Closed ChristopherLucas closed 9 years ago
Do you mean you want to avoid having to get the transcription results for audio files that have already been transcribed, and you want to avoid sending files that already have jobID's?
It is possible to return Null (empty string, "") rather than the 'status'. Perhaps a time stamp alerting when the function should be called again?
The current function just tries job IDs that were "queuing" at the time of the last call, so that actually works well. The fragile part is just the reliance on the CSV.
Probably the best way to do it is to just make retrieveText() smarter as it reads the csv (e.g., use more columns and have it subset to the ones it needs based on the existing columns or something).
Oh by the way, I was wrong the affect on performance will be barely noticeable if you have to read and write the CSV again.
Interesting, thanks. Still, you were right about the design of the dataframe/table. Whatever the type, we should just create it with all eventual columns (including transcribed.text). That solves the second task in this issue and makes passing CSVs between sendAudio() and retrieveText() trivial. Just do whatever is simplest here.

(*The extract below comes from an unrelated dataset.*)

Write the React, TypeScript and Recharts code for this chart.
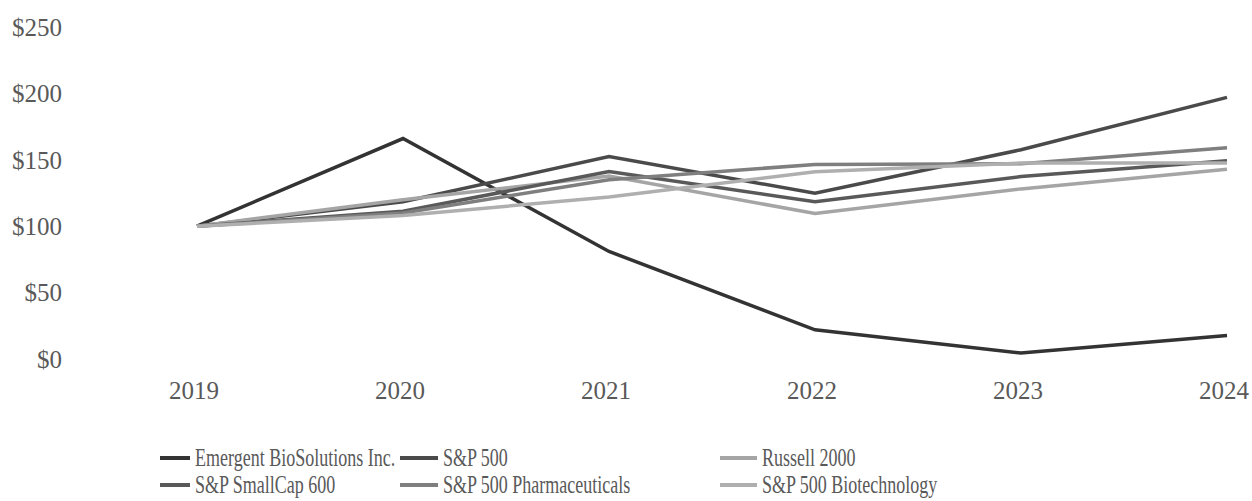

As we discussed, the first task in this issue can be solved by storing full filenames and then grep'ing the new files to determine which should be skipped.
At present, sendAudio() writes out a csv that contains the job IDs. You can add new jobs by passing the CSV back through sendAudio.
1) If given the same directory, sendAudio will reupload the same files but not with new job IDs. Let's add an argument to sendAudio that makes the default to not reupload files with the same file name. Something like reupload = FALSE.
Then, the CSV written by sendAudio() goes into retrieveText(), which creates a data frame with a new column. That dataframe can go back into sendAudio() (in the event that some jobs aren't finished, it will fill them in without re-GETing all other jobs). However, now it has a new column, and when written, it might not be able to go back into sendAudio. This is because this line in sendAudio isn't very good.
So...
2) We need a smarter way to identify a transcribeR csv, which will identify a csv and appropriately append to it at any stage in the workflow (first time through sendAudio, second time through, back to sendAudio after retrieveText, etc).